→ Task: Print out every line, exactly as written.

→ Dataset extract:
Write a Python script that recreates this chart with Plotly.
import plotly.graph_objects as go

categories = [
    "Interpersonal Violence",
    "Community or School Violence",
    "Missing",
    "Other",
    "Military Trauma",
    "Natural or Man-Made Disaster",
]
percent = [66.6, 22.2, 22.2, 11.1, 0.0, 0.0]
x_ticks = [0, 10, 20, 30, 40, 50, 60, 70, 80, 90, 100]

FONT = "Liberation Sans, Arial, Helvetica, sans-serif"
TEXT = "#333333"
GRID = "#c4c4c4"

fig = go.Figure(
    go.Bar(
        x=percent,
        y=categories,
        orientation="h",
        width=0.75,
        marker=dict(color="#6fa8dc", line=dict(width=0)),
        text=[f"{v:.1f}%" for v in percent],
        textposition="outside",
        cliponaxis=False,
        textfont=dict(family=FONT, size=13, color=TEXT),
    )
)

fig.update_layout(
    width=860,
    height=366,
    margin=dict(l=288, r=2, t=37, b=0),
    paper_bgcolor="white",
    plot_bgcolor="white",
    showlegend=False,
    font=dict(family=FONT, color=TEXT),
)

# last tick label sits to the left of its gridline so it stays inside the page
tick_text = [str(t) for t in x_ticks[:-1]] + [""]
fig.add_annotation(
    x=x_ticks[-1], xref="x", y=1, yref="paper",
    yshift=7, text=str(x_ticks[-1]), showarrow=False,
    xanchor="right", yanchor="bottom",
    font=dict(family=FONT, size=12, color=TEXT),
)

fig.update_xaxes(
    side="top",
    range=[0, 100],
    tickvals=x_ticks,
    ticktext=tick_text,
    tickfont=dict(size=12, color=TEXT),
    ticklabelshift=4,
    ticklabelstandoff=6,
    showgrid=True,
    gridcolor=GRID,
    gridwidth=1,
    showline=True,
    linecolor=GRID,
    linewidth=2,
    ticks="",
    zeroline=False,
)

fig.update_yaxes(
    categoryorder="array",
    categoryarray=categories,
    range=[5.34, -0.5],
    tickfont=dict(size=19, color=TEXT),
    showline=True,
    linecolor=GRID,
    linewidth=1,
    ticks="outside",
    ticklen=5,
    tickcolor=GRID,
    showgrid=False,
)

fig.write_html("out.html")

→ Expected answer:
Write a Python script that recreates this chart with Plotly.
import plotly.graph_objects as go

categories = [
    "Interpersonal Violence",
    "Community or School Violence",
    "Missing",
    "Other",
    "Military Trauma",
    "Natural or Man-Made Disaster",
]
percent = [66.6, 22.2, 22.2, 11.1, 0.0, 0.0]
x_ticks = [0, 10, 20, 30, 40, 50, 60, 70, 80, 90, 100]

FONT = "Liberation Sans, Arial, Helvetica, sans-serif"
TEXT = "#333333"
GRID = "#c4c4c4"

fig = go.Figure(
    go.Bar(
        x=percent,
        y=categories,
        orientation="h",
        width=0.75,
        marker=dict(color="#6fa8dc", line=dict(width=0)),
        text=[f"{v:.1f}%" for v in percent],
        textposition="outside",
        cliponaxis=False,
        textfont=dict(family=FONT, size=13, color=TEXT),
    )
)

fig.update_layout(
    width=860,
    height=366,
    margin=dict(l=288, r=2, t=37, b=0),
    paper_bgcolor="white",
    plot_bgcolor="white",
    showlegend=False,
    font=dict(family=FONT, color=TEXT),
)

# last tick label sits to the left of its gridline so it stays inside the page
tick_text = [str(t) for t in x_ticks[:-1]] + [""]
fig.add_annotation(
    x=x_ticks[-1], xref="x", y=1, yref="paper",
    yshift=7, text=str(x_ticks[-1]), showarrow=False,
    xanchor="right", yanchor="bottom",
    font=dict(family=FONT, size=12, color=TEXT),
)

fig.update_xaxes(
    side="top",
    range=[0, 100],
    tickvals=x_ticks,
    ticktext=tick_text,
    tickfont=dict(size=12, color=TEXT),
    ticklabelshift=4,
    ticklabelstandoff=6,
    showgrid=True,
    gridcolor=GRID,
    gridwidth=1,
    showline=True,
    linecolor=GRID,
    linewidth=2,
    ticks="",
    zeroline=False,
)

fig.update_yaxes(
    categoryorder="array",
    categoryarray=categories,
    range=[5.34, -0.5],
    tickfont=dict(size=19, color=TEXT),
    showline=True,
    linecolor=GRID,
    linewidth=1,
    ticks="outside",
    ticklen=5,
    tickcolor=GRID,
    showgrid=False,
)

fig.write_html("out.html")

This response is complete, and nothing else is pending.